What you should do :: Exactly the lines from the start of the data below through the line that contains "const HEIGHT = 1707;" are to be copied, with pictures left out.

Data excerpt ::
..............................

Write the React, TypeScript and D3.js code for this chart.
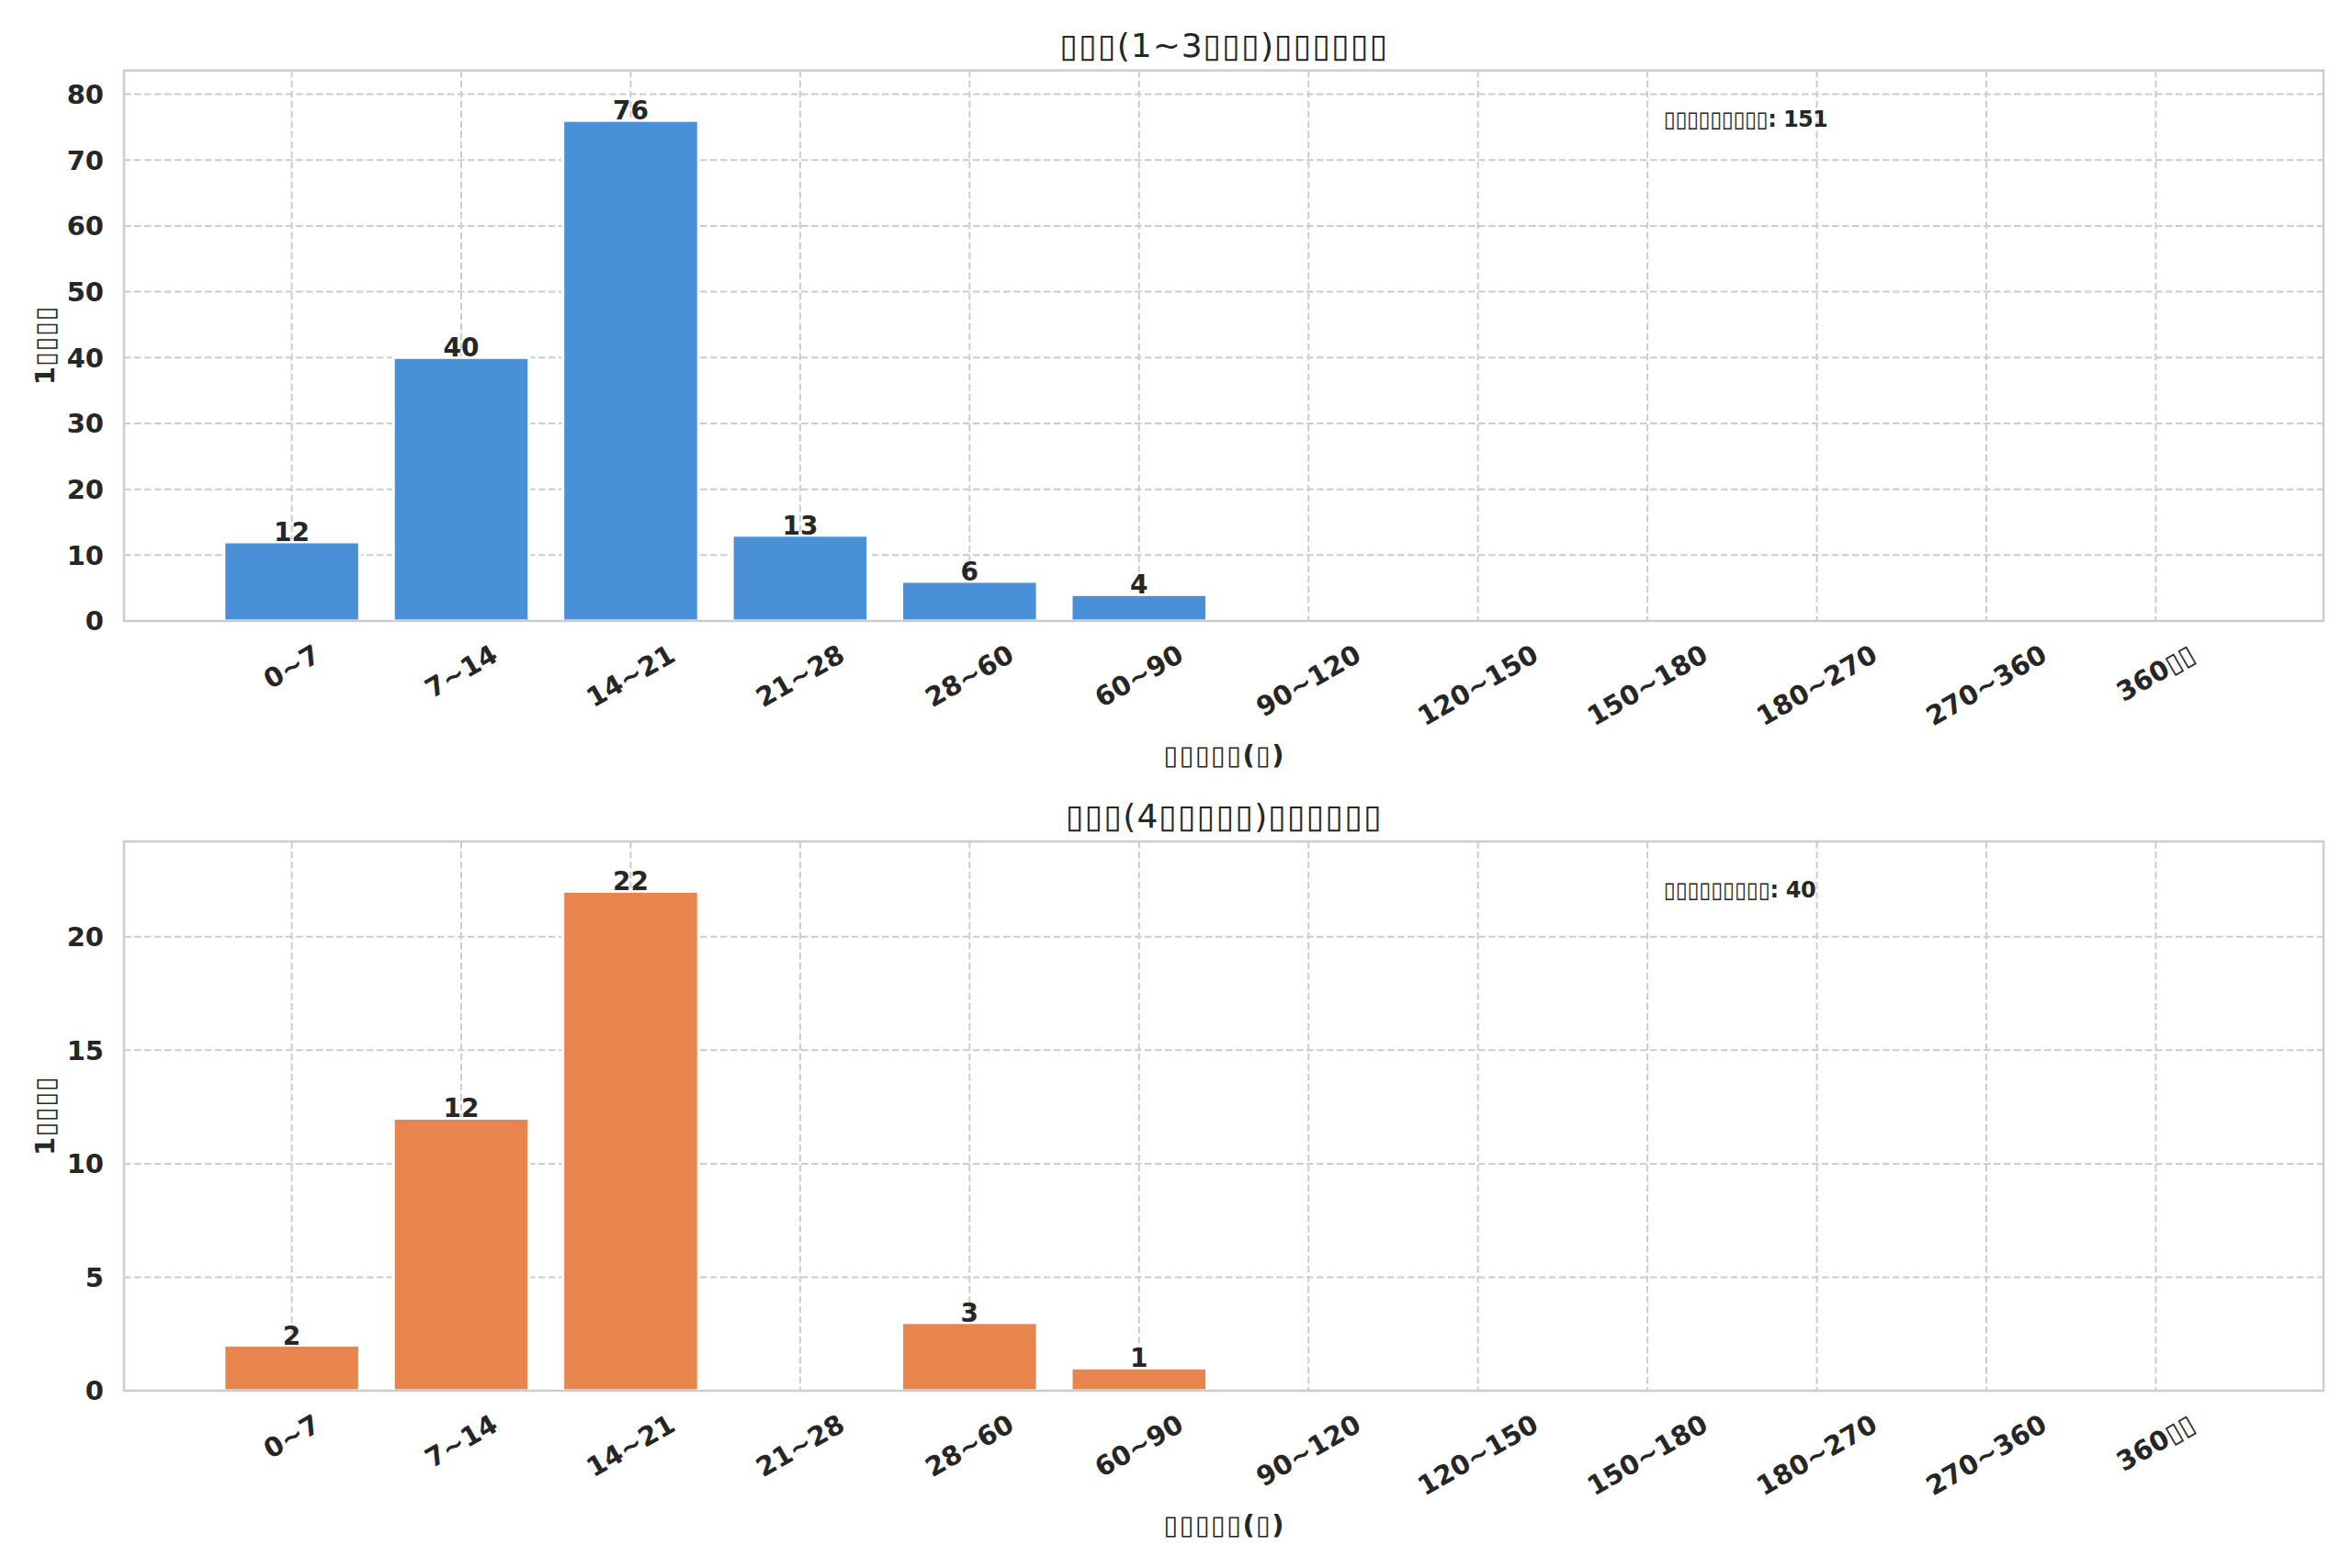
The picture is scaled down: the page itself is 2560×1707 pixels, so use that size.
import { useEffect, useRef } from "react";
import * as d3 from "d3";

const WIDTH = 2560;
const HEIGHT = 1707;

// tofu boxes in the reference are kept as U+25AF
const categories = [
  "0~7",
  "7~14",
  "14~21",
  "21~28",
  "28~60",
  "60~90",
  "90~120",
  "120~150",
  "150~180",
  "180~270",
  "270~360",
  "360▯▯",
];
const shortValues = [12, 40, 76, 13, 6, 4, 0, 0, 0, 0, 0, 0];
const longValues = [2, 12, 22, 0, 3, 1, 0, 0, 0, 0, 0, 0];
const shortTicks = [0, 10, 20, 30, 40, 50, 60, 70, 80];
const longTicks = [0, 5, 10, 15, 20];
const titles = ["▯▯▯(1~3▯▯▯)▯▯▯▯▯▯", "▯▯▯(4▯▯▯▯▯)▯▯▯▯▯▯"];
const titleWidths = [357, 344];
const totals = ["▯▯▯▯▯▯▯▯▯: 151", "▯▯▯▯▯▯▯▯▯: 40"];
const totalWidths = [179, 166];
const colors = ["#4a90d9", "#e8854d"];
const xLabel = "▯▯▯▯▯(▯)";
const yLabel = "1▯▯▯▯";

const FONT = "'DejaVu Sans', sans-serif";
const TEXT = "#262626";
const GRID = "#cccccc";

type TextSel = d3.Selection<SVGTextElement, unknown, null, undefined>;

// split a label into runs so the missing-glyph boxes render thin like the original
function setTofuText(sel: TextSel, str: string, width?: number) {
  const runs = str.match(/▯+|[^▯]+/g) ?? [];
  runs.forEach((r) => {
    const t = sel.append("tspan").text(r);
    if (r[0] === "▯") t.attr("font-weight", "normal");
  });
  if (width) sel.attr("textLength", width).attr("lengthAdjust", "spacing");
}

export default function App() {
  const svgRef = useRef<SVGSVGElement | null>(null);

  useEffect(() => {
    document.body.style.margin = "0";
    const svgEl = svgRef.current;
    if (!svgEl) return;
    svgEl.innerHTML = "";
    const svg = d3.select(svgEl);
    svg.append("rect").attr("width", WIDTH).attr("height", HEIGHT).attr("fill", "#fff");

    const left = 135;
    const right = 2529;
    const panels = [
      { top: 76.7, bottom: 676, values: shortValues, ticks: shortTicks },
      { top: 916, bottom: 1514, values: longValues, ticks: longTicks },
    ];

    panels.forEach((p, i) => {
      const g = svg.append("g");
      const x = d3
        .scaleLinear()
        .domain([-0.99, categories.length - 1 + 0.99])
        .range([left, right]);
      const y = d3
        .scaleLinear()
        .domain([0, d3.max(p.values)! * 1.1])
        .range([p.bottom, p.top]);

      // grid
      g.selectAll(".hgrid")
        .data(p.ticks)
        .join("line")
        .attr("x1", left)
        .attr("x2", right)
        .attr("y1", (d) => y(d))
        .attr("y2", (d) => y(d))
        .attr("stroke", GRID)
        .attr("stroke-width", 2)
        .attr("stroke-dasharray", "7.5,3.5");
      g.selectAll(".vgrid")
        .data(categories)
        .join("line")
        .attr("x1", (_, j) => x(j))
        .attr("x2", (_, j) => x(j))
        .attr("y1", p.top)
        .attr("y2", p.bottom)
        .attr("stroke", GRID)
        .attr("stroke-width", 2)
        .attr("stroke-dasharray", "7.5,3.5");

      // bars
      const bw = x(0.4) - x(-0.4);
      g.selectAll(".bar")
        .data(p.values)
        .join("rect")
        .attr("x", (_, j) => x(j) - bw / 2)
        .attr("y", (d) => y(d))
        .attr("width", bw)
        .attr("height", (d) => p.bottom - y(d))
        .attr("fill", colors[i])
        .attr("stroke", "#fff")
        .attr("stroke-width", 3);

      // spines
      g.append("rect")
        .attr("x", left)
        .attr("y", p.top)
        .attr("width", right - left)
        .attr("height", p.bottom - p.top)
        .attr("fill", "none")
        .attr("stroke", GRID)
        .attr("stroke-width", 2.5);

      // bar value labels
      g.selectAll(".val")
        .data(p.values.map((v, j) => ({ v, j })).filter((d) => d.v > 0))
        .join("text")
        .attr("x", (d) => x(d.j))
        .attr("y", (d) => y(d.v) - 1)
        .attr("text-anchor", "middle")
        .attr("font-family", FONT)
        .attr("font-weight", "bold")
        .attr("font-size", 28)
        .attr("fill", TEXT)
        .text((d) => d.v);

      // y ticks
      g.selectAll(".ytick")
        .data(p.ticks)
        .join("text")
        .attr("x", left - 22)
        .attr("y", (d) => y(d))
        .attr("dy", "0.36em")
        .attr("text-anchor", "end")
        .attr("font-family", FONT)
        .attr("font-weight", "bold")
        .attr("font-size", 29)
        .attr("fill", TEXT)
        .text((d) => d);

      // x ticks, rotated 30deg, bbox centred under the tick
      const xt = g
        .selectAll<SVGTextElement, string>(".xtick")
        .data(categories)
        .join("text")
        .attr("text-anchor", "middle")
        .attr("dominant-baseline", "central")
        .attr("font-family", FONT)
        .attr("font-weight", "bold")
        .attr("font-size", 29)
        .attr("fill", TEXT);
      xt.each(function (d, j) {
        const s = d3.select(this) as TextSel;
        setTofuText(s, d);
        const w = this.getComputedTextLength();
        const h = 29 * 1.17;
        const bh = w * 0.5 + h * Math.cos(Math.PI / 6);
        const cx = x(j);
        const cy = p.bottom + 19 + bh / 2;
        s.attr("x", cx)
          .attr("y", cy)
          .attr("transform", `rotate(-30,${cx},${cy})`);
      });

      // title
      const title = g
        .append("text")
        .attr("x", (left + right) / 2)
        .attr("y", p.top - 15)
        .attr("text-anchor", "middle")
        .attr("font-family", FONT)
        .attr("font-size", 36)
        .attr("fill", TEXT);
      setTofuText(title, titles[i], titleWidths[i]);

      // axis labels
      const xl = g
        .append("text")
        .attr("x", (left + right) / 2)
        .attr("y", p.bottom + 156)
        .attr("text-anchor", "middle")
        .attr("font-family", FONT)
        .attr("font-weight", "bold")
        .attr("font-size", 29)
        .attr("fill", TEXT);
      setTofuText(xl, xLabel, 131);
      const yc = (p.top + p.bottom) / 2;
      const yl = g
        .append("text")
        .attr("x", 49)
        .attr("y", yc)
        .attr("dy", "0.36em")
        .attr("text-anchor", "middle")
        .attr("transform", `rotate(-90,49,${yc})`)
        .attr("font-family", FONT)
        .attr("font-weight", "bold")
        .attr("font-size", 29)
        .attr("fill", TEXT);
      setTofuText(yl, yLabel, 86);

      // total annotation
      const tot = g
        .append("text")
        .attr("x", left + 0.7 * (right - left))
        .attr("y", p.top + 0.05 * (p.bottom - p.top) + 31)
        .attr("font-family", FONT)
        .attr("font-weight", "bold")
        .attr("font-size", 24)
        .attr("fill", TEXT);
      setTofuText(tot, totals[i], totalWidths[i]);
    });
  }, []);

  return (
    <svg
      ref={svgRef}
      width={WIDTH}
      height={HEIGHT}
      viewBox={`0 0 ${WIDTH} ${HEIGHT}`}
      style={{ display: "block" }}
    />
  );
}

..............................

Answer below ::
Write the React, TypeScript and D3.js code for this chart.
The picture is scaled down: the page itself is 2560×1707 pixels, so use that size.
import { useEffect, useRef } from "react";
import * as d3 from "d3";

const WIDTH = 2560;
const HEIGHT = 1707;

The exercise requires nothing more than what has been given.